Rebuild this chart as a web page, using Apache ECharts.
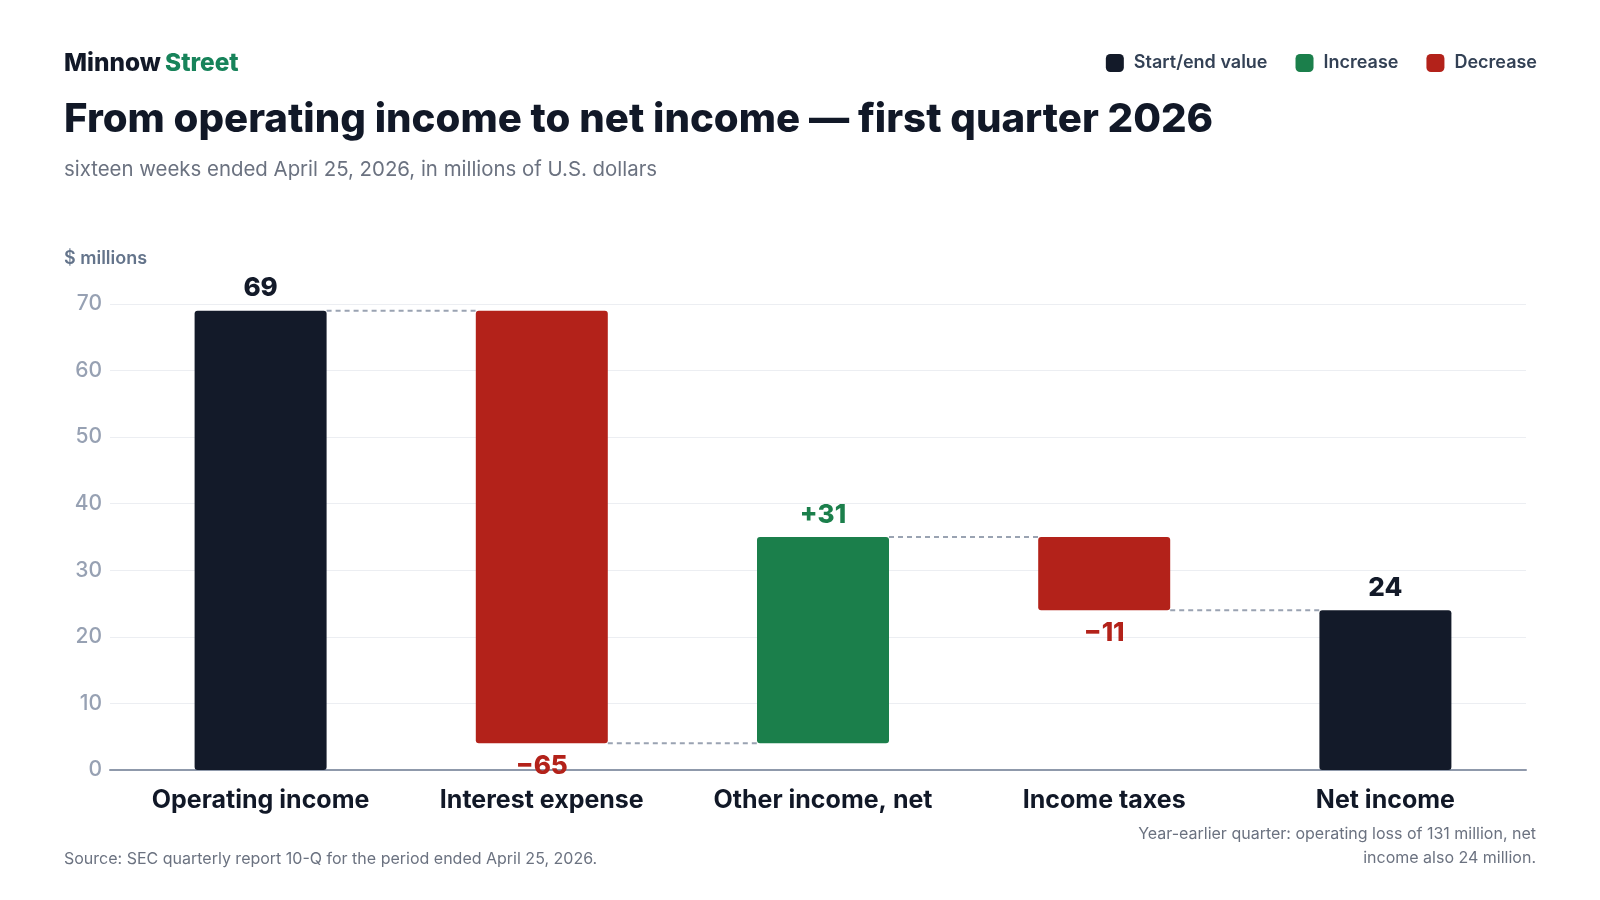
<!DOCTYPE html>
<html>
<head>
<meta charset="utf-8">
<script src="https://cdn.jsdelivr.net/npm/echarts@6/dist/echarts.min.js"></script>
<style>
  html, body { margin: 0; padding: 0; background: #fff; }
  #chart { width: 1600px; height: 900px; }
</style>
</head>
<body>
<div id="chart"></div>
<script>
// data
const categories = ['Operating income', 'Interest expense', 'Other income, net', 'Income taxes', 'Net income'];
const changes = [69, -65, 31, -11];   // start value, then the steps
const yTicks = [0, 10, 20, 30, 40, 50, 60, 70];

const DARK = '#131a29';
const GREEN = '#1b7f4b';
const RED = '#b3221a';
const FONT = 'Inter, "Noto Sans", sans-serif';

// running totals
const totals = [];
let run = 0;
changes.forEach(v => { run += v; totals.push(run); });
const endValue = run;

const baseData = [], startEnd = [], increase = [], decrease = [];
categories.forEach((c, i) => {
  if (i === 0) {
    baseData.push(0); startEnd.push(changes[0]); increase.push('-'); decrease.push('-');
  } else if (i === categories.length - 1) {
    baseData.push(0); startEnd.push(endValue); increase.push('-'); decrease.push('-');
  } else {
    const v = changes[i];
    const prev = totals[i - 1];
    baseData.push(v >= 0 ? prev : prev + v);
    startEnd.push('-');
    increase.push(v >= 0 ? v : '-');
    decrease.push(v < 0 ? -v : '-');
  }
});
// connector levels: after each bar, the running total
const connectors = totals.map((t, i) => [i, t]);

const BAR_W = 132;
const GRID_TOP = 304, GRID_BOTTOM = 130, GRID_RIGHT = 74;

const chart = echarts.init(document.getElementById('chart'));
chart.setOption({
  backgroundColor: '#fff',
  textStyle: { fontFamily: FONT },
  animation: false,
  title: [
    {
      text: '{a|Minnow} {b|Street}',
      left: 59, top: 47,
      textStyle: {
        rich: {
          a: { fontFamily: FONT, fontSize: 24.4, fontWeight: 800, color: '#111827' },
          b: { fontFamily: FONT, fontSize: 24.4, fontWeight: 800, color: '#17835a' }
        }
      }
    },
    {
      text: 'From operating income to net income — first quarter 2026',
      left: 59, top: 95,
      textStyle: { fontFamily: FONT, fontSize: 40.2, fontWeight: 800, color: '#111827' }
    },
    {
      text: 'sixteen weeks ended April 25, 2026, in millions of U.S. dollars',
      left: 59, top: 155,
      textStyle: { fontFamily: FONT, fontSize: 20.4, fontWeight: 400, color: '#6b7280' }
    },
    {
      text: '$ millions',
      left: 59, top: 245,
      textStyle: { fontFamily: FONT, fontSize: 18, fontWeight: 600, color: '#64748b' }
    }
  ],
  graphic: [
    {
      type: 'text', left: 64, top: 851,
      style: {
        text: 'Source: SEC quarterly report 10-Q for the period ended April 25, 2026.',
        font: '400 16px ' + FONT, fill: '#6b7280'
      }
    },
    {
      type: 'text', right: 64, top: 826,
      style: {
        text: 'Year-earlier quarter: operating loss of 131 million, net',
        font: '400 16px ' + FONT, fill: '#6b7280'
      }
    },
    {
      type: 'text', right: 64, top: 850,
      style: {
        text: 'income also 24 million.',
        font: '400 16px ' + FONT, fill: '#6b7280'
      }
    }
  ],
  legend: {
    data: ['Start/end value', 'Increase', 'Decrease'],
    right: 58, top: 49,
    icon: 'roundRect',
    itemWidth: 18, itemHeight: 18, itemGap: 28,
    textStyle: { fontFamily: FONT, fontSize: 18, fontWeight: 600, color: '#334155', padding: [0, 0, 0, 5] }
  },
  grid: [
    // grid lines, y labels and the zero axis line
    { left: 110, right: GRID_RIGHT, top: GRID_TOP, bottom: GRID_BOTTOM },
    // bars and category labels
    { left: 120, right: GRID_RIGHT, top: GRID_TOP, bottom: GRID_BOTTOM }
  ],
  xAxis: [
    {
      gridIndex: 0, type: 'category', data: categories,
      axisTick: { show: false },
      axisLabel: { show: false },
      axisLine: { lineStyle: { color: '#8f99ab', width: 2 } }
    },
    {
      gridIndex: 1, type: 'category', data: categories,
      axisTick: { show: false },
      axisLine: { show: false },
      axisLabel: { interval: 0, margin: 18, fontFamily: FONT, fontSize: 25, fontWeight: 700, color: '#111827' }
    }
  ],
  yAxis: [
    {
      gridIndex: 0, type: 'value',
      min: yTicks[0], max: yTicks[yTicks.length - 1], interval: 10,
      axisLine: { show: false },
      axisTick: { show: false },
      axisLabel: { margin: 8, fontFamily: FONT, fontSize: 21, fontWeight: 500, color: '#97a1b3' },
      splitLine: { lineStyle: { color: '#eceef2', width: 1 } }
    },
    {
      gridIndex: 1, type: 'value',
      min: yTicks[0], max: yTicks[yTicks.length - 1], interval: 10,
      show: false
    }
  ],
  series: [
    {
      name: 'base', type: 'bar', stack: 'total', barWidth: BAR_W,
      xAxisIndex: 1, yAxisIndex: 1,
      itemStyle: { color: 'transparent' },
      emphasis: { disabled: true },
      data: baseData
    },
    {
      name: 'Start/end value', type: 'bar', stack: 'total', barWidth: BAR_W,
      xAxisIndex: 1, yAxisIndex: 1,
      itemStyle: { color: DARK, borderRadius: 3 },
      label: {
        show: true, position: 'top', distance: 9,
        fontFamily: FONT, fontSize: 26, fontWeight: 800, color: DARK
      },
      data: startEnd
    },
    {
      name: 'Increase', type: 'bar', stack: 'total', barWidth: BAR_W,
      xAxisIndex: 1, yAxisIndex: 1,
      itemStyle: { color: GREEN, borderRadius: 3 },
      label: {
        show: true, position: 'top', distance: 9,
        fontFamily: FONT, fontSize: 26, fontWeight: 800, color: GREEN,
        formatter: p => '+' + p.value
      },
      data: increase
    },
    {
      name: 'Decrease', type: 'bar', stack: 'total', barWidth: BAR_W,
      xAxisIndex: 1, yAxisIndex: 1,
      itemStyle: { color: RED, borderRadius: 3 },
      label: {
        show: true, position: 'bottom', distance: 10,
        fontFamily: FONT, fontSize: 26, fontWeight: 800, color: RED,
        formatter: p => '\u2212' + p.value
      },
      data: decrease
    },
    {
      name: 'connectors', type: 'custom', silent: true, z: 1,
      xAxisIndex: 1, yAxisIndex: 1,
      data: connectors,
      renderItem: (params, api) => {
        const i = api.value(0);
        const level = api.value(1);
        const a = api.coord([i, level]);
        const b = api.coord([i + 1, level]);
        return {
          type: 'line',
          shape: { x1: a[0] + BAR_W / 2, y1: a[1], x2: b[0] - BAR_W / 2, y2: b[1] },
          style: { stroke: '#9aa3b2', lineWidth: 2, lineDash: [5, 4] }
        };
      }
    }
  ]
});
</script>
</body>
</html>
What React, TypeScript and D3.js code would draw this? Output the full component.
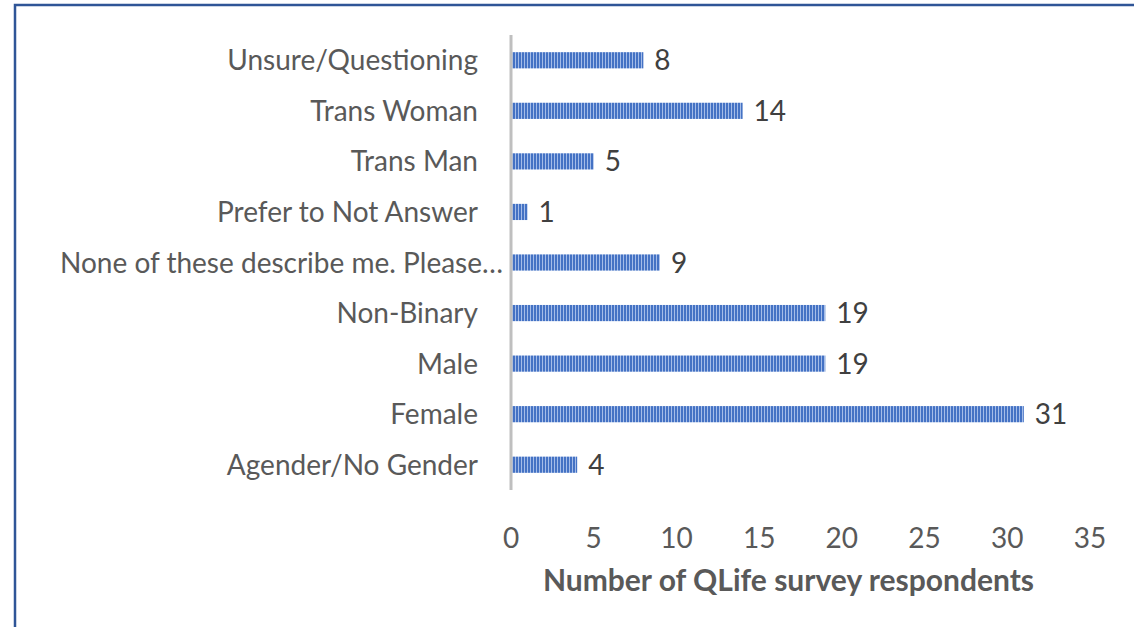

***

▸ What is required: Give the material again exactly as it is, but keep the pictures out.

▸ Response for this exercise:
Rebuild this chart as a web page, using Apache ECharts.
<!DOCTYPE html>
<html>
<head>
<meta charset="utf-8">
<script src="https://cdn.jsdelivr.net/npm/echarts@6/dist/echarts.min.js"></script>
<style>
  html, body { margin: 0; padding: 0; background: #fff; }
  #chart { width: 1600px; height: 900px; }
</style>
</head>
<body>
<div id="chart"></div>
<script>
// data
const categories = ['Operating income', 'Interest expense', 'Other income, net', 'Income taxes', 'Net income'];
const changes = [69, -65, 31, -11];   // start value, then the steps
const yTicks = [0, 10, 20, 30, 40, 50, 60, 70];

const DARK = '#131a29';
const GREEN = '#1b7f4b';
const RED = '#b3221a';
const FONT = 'Inter, "Noto Sans", sans-serif';

// running totals
const totals = [];
let run = 0;
changes.forEach(v => { run += v; totals.push(run); });
const endValue = run;

const baseData = [], startEnd = [], increase = [], decrease = [];
categories.forEach((c, i) => {
  if (i === 0) {
    baseData.push(0); startEnd.push(changes[0]); increase.push('-'); decrease.push('-');
  } else if (i === categories.length - 1) {
    baseData.push(0); startEnd.push(endValue); increase.push('-'); decrease.push('-');
  } else {
    const v = changes[i];
    const prev = totals[i - 1];
    baseData.push(v >= 0 ? prev : prev + v);
    startEnd.push('-');
    increase.push(v >= 0 ? v : '-');
    decrease.push(v < 0 ? -v : '-');
  }
});
// connector levels: after each bar, the running total
const connectors = totals.map((t, i) => [i, t]);

const BAR_W = 132;
const GRID_TOP = 304, GRID_BOTTOM = 130, GRID_RIGHT = 74;

const chart = echarts.init(document.getElementById('chart'));
chart.setOption({
  backgroundColor: '#fff',
  textStyle: { fontFamily: FONT },
  animation: false,
  title: [
    {
      text: '{a|Minnow} {b|Street}',
      left: 59, top: 47,
      textStyle: {
        rich: {
          a: { fontFamily: FONT, fontSize: 24.4, fontWeight: 800, color: '#111827' },
          b: { fontFamily: FONT, fontSize: 24.4, fontWeight: 800, color: '#17835a' }
        }
      }
    },
    {
      text: 'From operating income to net income — first quarter 2026',
      left: 59, top: 95,
      textStyle: { fontFamily: FONT, fontSize: 40.2, fontWeight: 800, color: '#111827' }
    },
    {
      text: 'sixteen weeks ended April 25, 2026, in millions of U.S. dollars',
      left: 59, top: 155,
      textStyle: { fontFamily: FONT, fontSize: 20.4, fontWeight: 400, color: '#6b7280' }
    },
    {
      text: '$ millions',
      left: 59, top: 245,
      textStyle: { fontFamily: FONT, fontSize: 18, fontWeight: 600, color: '#64748b' }
    }
  ],
  graphic: [
    {
      type: 'text', left: 64, top: 851,
      style: {
        text: 'Source: SEC quarterly report 10-Q for the period ended April 25, 2026.',
        font: '400 16px ' + FONT, fill: '#6b7280'
      }
    },
    {
      type: 'text', right: 64, top: 826,
      style: {
        text: 'Year-earlier quarter: operating loss of 131 million, net',
        font: '400 16px ' + FONT, fill: '#6b7280'
      }
    },
    {
      type: 'text', right: 64, top: 850,
      style: {
        text: 'income also 24 million.',
        font: '400 16px ' + FONT, fill: '#6b7280'
      }
    }
  ],
  legend: {
    data: ['Start/end value', 'Increase', 'Decrease'],
    right: 58, top: 49,
    icon: 'roundRect',
    itemWidth: 18, itemHeight: 18, itemGap: 28,
    textStyle: { fontFamily: FONT, fontSize: 18, fontWeight: 600, color: '#334155', padding: [0, 0, 0, 5] }
  },
  grid: [
    // grid lines, y labels and the zero axis line
    { left: 110, right: GRID_RIGHT, top: GRID_TOP, bottom: GRID_BOTTOM },
    // bars and category labels
    { left: 120, right: GRID_RIGHT, top: GRID_TOP, bottom: GRID_BOTTOM }
  ],
  xAxis: [
    {
      gridIndex: 0, type: 'category', data: categories,
      axisTick: { show: false },
      axisLabel: { show: false },
      axisLine: { lineStyle: { color: '#8f99ab', width: 2 } }
    },
    {
      gridIndex: 1, type: 'category', data: categories,
      axisTick: { show: false },
      axisLine: { show: false },
      axisLabel: { interval: 0, margin: 18, fontFamily: FONT, fontSize: 25, fontWeight: 700, color: '#111827' }
    }
  ],
  yAxis: [
    {
      gridIndex: 0, type: 'value',
      min: yTicks[0], max: yTicks[yTicks.length - 1], interval: 10,
      axisLine: { show: false },
      axisTick: { show: false },
      axisLabel: { margin: 8, fontFamily: FONT, fontSize: 21, fontWeight: 500, color: '#97a1b3' },
      splitLine: { lineStyle: { color: '#eceef2', width: 1 } }
    },
    {
      gridIndex: 1, type: 'value',
      min: yTicks[0], max: yTicks[yTicks.length - 1], interval: 10,
      show: false
    }
  ],
  series: [
    {
      name: 'base', type: 'bar', stack: 'total', barWidth: BAR_W,
      xAxisIndex: 1, yAxisIndex: 1,
      itemStyle: { color: 'transparent' },
      emphasis: { disabled: true },
      data: baseData
    },
    {
      name: 'Start/end value', type: 'bar', stack: 'total', barWidth: BAR_W,
      xAxisIndex: 1, yAxisIndex: 1,
      itemStyle: { color: DARK, borderRadius: 3 },
      label: {
        show: true, position: 'top', distance: 9,
        fontFamily: FONT, fontSize: 26, fontWeight: 800, color: DARK
      },
      data: startEnd
    },
    {
      name: 'Increase', type: 'bar', stack: 'total', barWidth: BAR_W,
      xAxisIndex: 1, yAxisIndex: 1,
      itemStyle: { color: GREEN, borderRadius: 3 },
      label: {
        show: true, position: 'top', distance: 9,
        fontFamily: FONT, fontSize: 26, fontWeight: 800, color: GREEN,
        formatter: p => '+' + p.value
      },
      data: increase
    },
    {
      name: 'Decrease', type: 'bar', stack: 'total', barWidth: BAR_W,
      xAxisIndex: 1, yAxisIndex: 1,
      itemStyle: { color: RED, borderRadius: 3 },
      label: {
        show: true, position: 'bottom', distance: 10,
        fontFamily: FONT, fontSize: 26, fontWeight: 800, color: RED,
        formatter: p => '\u2212' + p.value
      },
      data: decrease
    },
    {
      name: 'connectors', type: 'custom', silent: true, z: 1,
      xAxisIndex: 1, yAxisIndex: 1,
      data: connectors,
      renderItem: (params, api) => {
        const i = api.value(0);
        const level = api.value(1);
        const a = api.coord([i, level]);
        const b = api.coord([i + 1, level]);
        return {
          type: 'line',
          shape: { x1: a[0] + BAR_W / 2, y1: a[1], x2: b[0] - BAR_W / 2, y2: b[1] },
          style: { stroke: '#9aa3b2', lineWidth: 2, lineDash: [5, 4] }
        };
      }
    }
  ]
});
</script>
</body>
</html>
What React, TypeScript and D3.js code would draw this? Output the full component.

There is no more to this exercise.